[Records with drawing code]
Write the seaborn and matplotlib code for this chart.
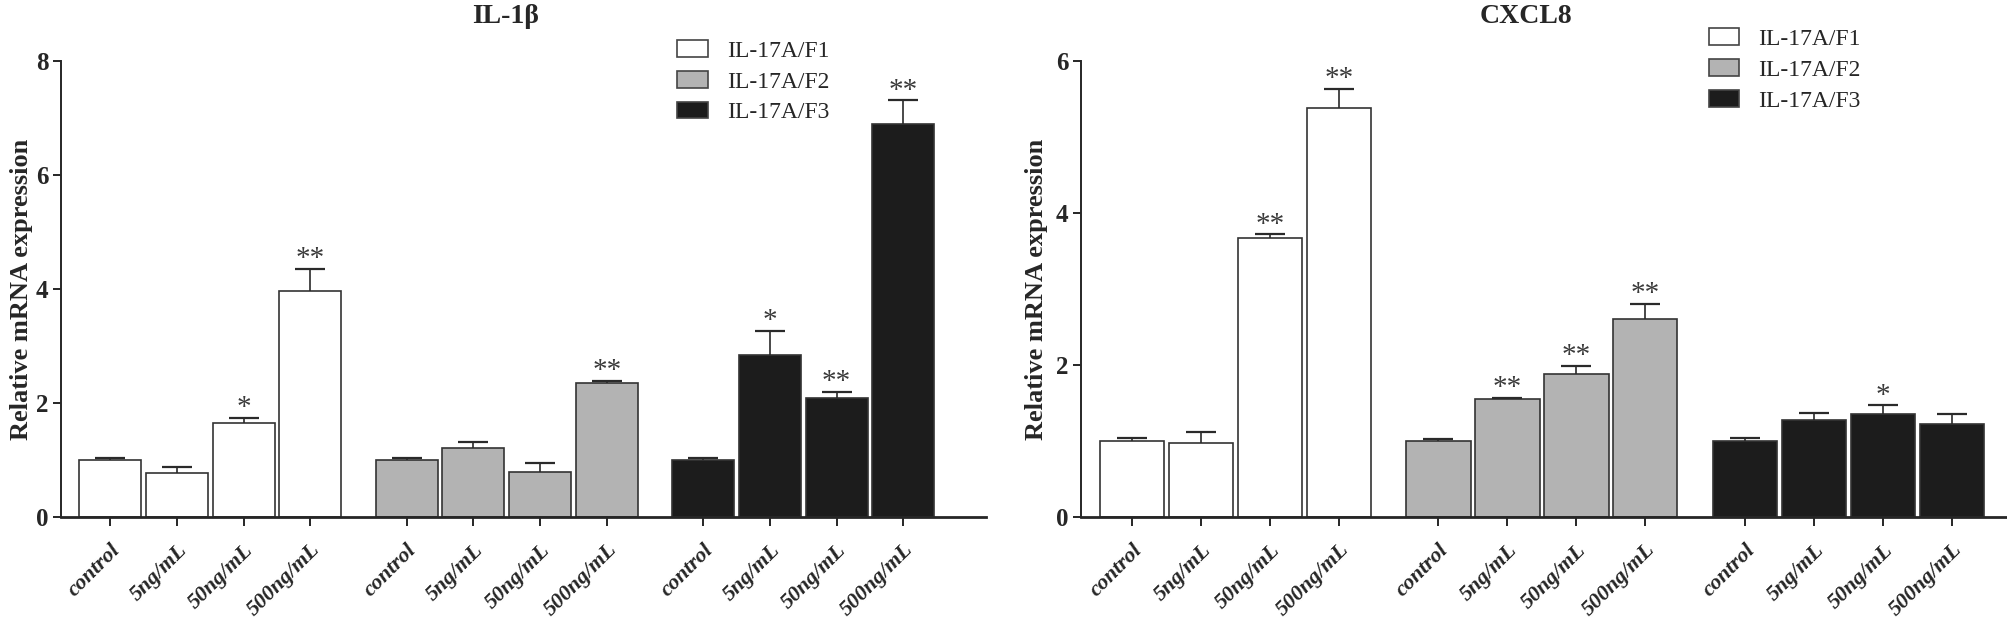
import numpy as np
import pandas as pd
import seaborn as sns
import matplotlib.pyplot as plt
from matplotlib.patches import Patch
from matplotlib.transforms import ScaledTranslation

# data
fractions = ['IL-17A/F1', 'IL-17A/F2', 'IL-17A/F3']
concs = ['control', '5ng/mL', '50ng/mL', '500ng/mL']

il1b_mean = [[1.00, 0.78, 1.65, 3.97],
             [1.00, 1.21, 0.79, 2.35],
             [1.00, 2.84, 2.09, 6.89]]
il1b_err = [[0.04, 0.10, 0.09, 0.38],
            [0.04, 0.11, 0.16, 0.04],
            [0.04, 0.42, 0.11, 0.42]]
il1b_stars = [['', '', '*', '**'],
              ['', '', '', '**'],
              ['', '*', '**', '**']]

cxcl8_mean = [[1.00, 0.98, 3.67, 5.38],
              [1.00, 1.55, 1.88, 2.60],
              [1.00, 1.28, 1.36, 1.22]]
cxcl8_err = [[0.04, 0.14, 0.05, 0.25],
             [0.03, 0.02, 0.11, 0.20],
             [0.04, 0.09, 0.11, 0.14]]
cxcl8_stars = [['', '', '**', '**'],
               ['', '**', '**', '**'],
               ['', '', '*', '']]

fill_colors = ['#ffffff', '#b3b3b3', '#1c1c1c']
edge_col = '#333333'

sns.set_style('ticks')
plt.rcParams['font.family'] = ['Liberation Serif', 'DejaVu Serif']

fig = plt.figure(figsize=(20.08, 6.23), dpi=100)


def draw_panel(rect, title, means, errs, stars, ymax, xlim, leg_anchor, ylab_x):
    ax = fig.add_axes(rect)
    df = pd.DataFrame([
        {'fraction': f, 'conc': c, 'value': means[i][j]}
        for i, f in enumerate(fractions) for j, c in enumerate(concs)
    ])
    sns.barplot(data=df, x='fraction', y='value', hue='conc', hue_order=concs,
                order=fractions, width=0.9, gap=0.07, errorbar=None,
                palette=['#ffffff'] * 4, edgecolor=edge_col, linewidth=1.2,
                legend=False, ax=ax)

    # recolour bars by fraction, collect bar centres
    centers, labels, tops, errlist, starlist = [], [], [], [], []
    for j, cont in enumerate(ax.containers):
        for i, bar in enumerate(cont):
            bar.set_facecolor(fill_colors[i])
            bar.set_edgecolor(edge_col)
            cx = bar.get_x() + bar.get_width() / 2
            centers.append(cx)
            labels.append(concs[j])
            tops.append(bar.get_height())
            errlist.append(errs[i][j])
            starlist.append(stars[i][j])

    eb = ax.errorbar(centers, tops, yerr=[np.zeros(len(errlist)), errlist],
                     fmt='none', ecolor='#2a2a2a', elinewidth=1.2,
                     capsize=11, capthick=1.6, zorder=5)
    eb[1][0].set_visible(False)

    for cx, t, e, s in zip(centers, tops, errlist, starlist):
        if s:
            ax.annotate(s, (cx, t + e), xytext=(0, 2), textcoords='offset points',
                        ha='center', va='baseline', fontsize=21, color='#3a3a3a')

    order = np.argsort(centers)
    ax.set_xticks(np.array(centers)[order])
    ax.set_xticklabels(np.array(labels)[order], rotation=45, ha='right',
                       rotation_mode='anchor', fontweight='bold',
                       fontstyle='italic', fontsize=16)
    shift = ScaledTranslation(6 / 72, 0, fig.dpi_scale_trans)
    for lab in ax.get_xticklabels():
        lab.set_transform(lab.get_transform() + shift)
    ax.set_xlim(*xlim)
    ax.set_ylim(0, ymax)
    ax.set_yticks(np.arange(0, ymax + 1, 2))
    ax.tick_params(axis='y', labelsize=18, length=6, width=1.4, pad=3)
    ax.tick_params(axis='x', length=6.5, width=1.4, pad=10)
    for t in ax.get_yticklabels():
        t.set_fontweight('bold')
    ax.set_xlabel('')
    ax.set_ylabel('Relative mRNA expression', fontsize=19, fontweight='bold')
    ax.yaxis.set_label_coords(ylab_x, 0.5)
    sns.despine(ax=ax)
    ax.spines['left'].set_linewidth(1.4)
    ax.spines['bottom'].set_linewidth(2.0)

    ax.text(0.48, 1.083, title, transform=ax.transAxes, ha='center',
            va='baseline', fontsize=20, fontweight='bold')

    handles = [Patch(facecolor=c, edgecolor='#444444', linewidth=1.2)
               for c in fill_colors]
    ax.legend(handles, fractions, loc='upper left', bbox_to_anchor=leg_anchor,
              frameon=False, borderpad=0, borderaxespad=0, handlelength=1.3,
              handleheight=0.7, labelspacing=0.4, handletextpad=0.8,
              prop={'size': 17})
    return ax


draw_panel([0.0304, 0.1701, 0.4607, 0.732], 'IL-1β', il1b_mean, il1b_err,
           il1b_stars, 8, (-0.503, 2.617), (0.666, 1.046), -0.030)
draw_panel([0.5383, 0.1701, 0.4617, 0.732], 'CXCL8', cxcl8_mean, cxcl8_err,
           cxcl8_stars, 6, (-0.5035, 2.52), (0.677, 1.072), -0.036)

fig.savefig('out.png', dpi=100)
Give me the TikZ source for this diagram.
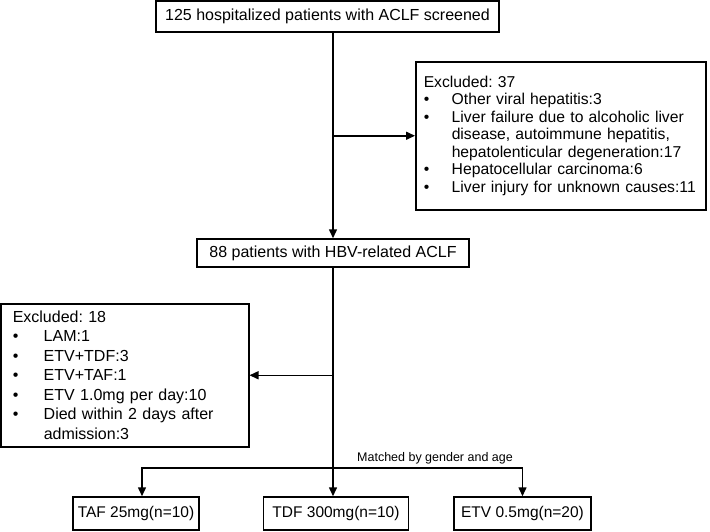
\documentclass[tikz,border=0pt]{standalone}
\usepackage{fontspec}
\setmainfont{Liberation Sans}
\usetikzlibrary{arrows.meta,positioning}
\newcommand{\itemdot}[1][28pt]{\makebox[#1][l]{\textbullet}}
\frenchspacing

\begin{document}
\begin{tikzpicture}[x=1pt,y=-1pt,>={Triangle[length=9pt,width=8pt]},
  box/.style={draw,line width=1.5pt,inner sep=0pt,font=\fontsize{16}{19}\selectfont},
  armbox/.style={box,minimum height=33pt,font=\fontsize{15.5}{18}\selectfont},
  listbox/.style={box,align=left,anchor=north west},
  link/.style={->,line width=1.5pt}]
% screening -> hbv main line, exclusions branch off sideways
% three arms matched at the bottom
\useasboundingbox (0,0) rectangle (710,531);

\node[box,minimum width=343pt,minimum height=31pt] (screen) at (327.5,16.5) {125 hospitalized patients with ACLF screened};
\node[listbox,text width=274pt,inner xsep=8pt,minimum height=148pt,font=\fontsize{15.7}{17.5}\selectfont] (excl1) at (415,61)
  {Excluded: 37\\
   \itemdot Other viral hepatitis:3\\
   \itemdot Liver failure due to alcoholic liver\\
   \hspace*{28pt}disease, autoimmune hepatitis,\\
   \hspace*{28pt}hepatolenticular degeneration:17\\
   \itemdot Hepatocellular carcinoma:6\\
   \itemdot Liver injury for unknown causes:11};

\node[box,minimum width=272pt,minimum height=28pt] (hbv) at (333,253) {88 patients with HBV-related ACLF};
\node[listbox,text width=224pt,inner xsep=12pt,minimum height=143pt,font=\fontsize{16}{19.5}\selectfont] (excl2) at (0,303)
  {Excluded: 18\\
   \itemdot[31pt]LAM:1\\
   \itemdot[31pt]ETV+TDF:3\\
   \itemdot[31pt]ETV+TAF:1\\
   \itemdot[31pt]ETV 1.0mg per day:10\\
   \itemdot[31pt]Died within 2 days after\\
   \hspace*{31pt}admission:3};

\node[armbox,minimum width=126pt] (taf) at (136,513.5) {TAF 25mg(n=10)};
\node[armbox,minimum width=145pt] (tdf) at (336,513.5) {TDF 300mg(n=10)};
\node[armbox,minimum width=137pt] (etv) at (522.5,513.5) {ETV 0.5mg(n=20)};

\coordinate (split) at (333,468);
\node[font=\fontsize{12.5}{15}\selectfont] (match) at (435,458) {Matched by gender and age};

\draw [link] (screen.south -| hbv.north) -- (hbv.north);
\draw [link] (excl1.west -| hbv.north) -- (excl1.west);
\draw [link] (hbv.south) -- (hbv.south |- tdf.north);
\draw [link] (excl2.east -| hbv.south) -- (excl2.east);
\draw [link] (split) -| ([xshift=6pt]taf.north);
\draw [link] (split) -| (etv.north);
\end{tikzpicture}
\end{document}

- _What you will do_
Using the entries above, repeat exactly the lines from the one with "Give me the TikZ source for this diagram." to the one with "Liver injury for", both included, and leave the pictures behind.

- _Response to the task_
Give me the TikZ source for this diagram.
\documentclass[tikz,border=0pt]{standalone}
\usepackage{fontspec}
\setmainfont{Liberation Sans}
\usetikzlibrary{arrows.meta,positioning}
\newcommand{\itemdot}[1][28pt]{\makebox[#1][l]{\textbullet}}
\frenchspacing

\begin{document}
\begin{tikzpicture}[x=1pt,y=-1pt,>={Triangle[length=9pt,width=8pt]},
  box/.style={draw,line width=1.5pt,inner sep=0pt,font=\fontsize{16}{19}\selectfont},
  armbox/.style={box,minimum height=33pt,font=\fontsize{15.5}{18}\selectfont},
  listbox/.style={box,align=left,anchor=north west},
  link/.style={->,line width=1.5pt}]
% screening -> hbv main line, exclusions branch off sideways
% three arms matched at the bottom
\useasboundingbox (0,0) rectangle (710,531);

\node[box,minimum width=343pt,minimum height=31pt] (screen) at (327.5,16.5) {125 hospitalized patients with ACLF screened};
\node[listbox,text width=274pt,inner xsep=8pt,minimum height=148pt,font=\fontsize{15.7}{17.5}\selectfont] (excl1) at (415,61)
  {Excluded: 37\\
   \itemdot Other viral hepatitis:3\\
   \itemdot Liver failure due to alcoholic liver\\
   \hspace*{28pt}disease, autoimmune hepatitis,\\
   \hspace*{28pt}hepatolenticular degeneration:17\\
   \itemdot Hepatocellular carcinoma:6\\
   \itemdot Liver injury for unknown causes:11};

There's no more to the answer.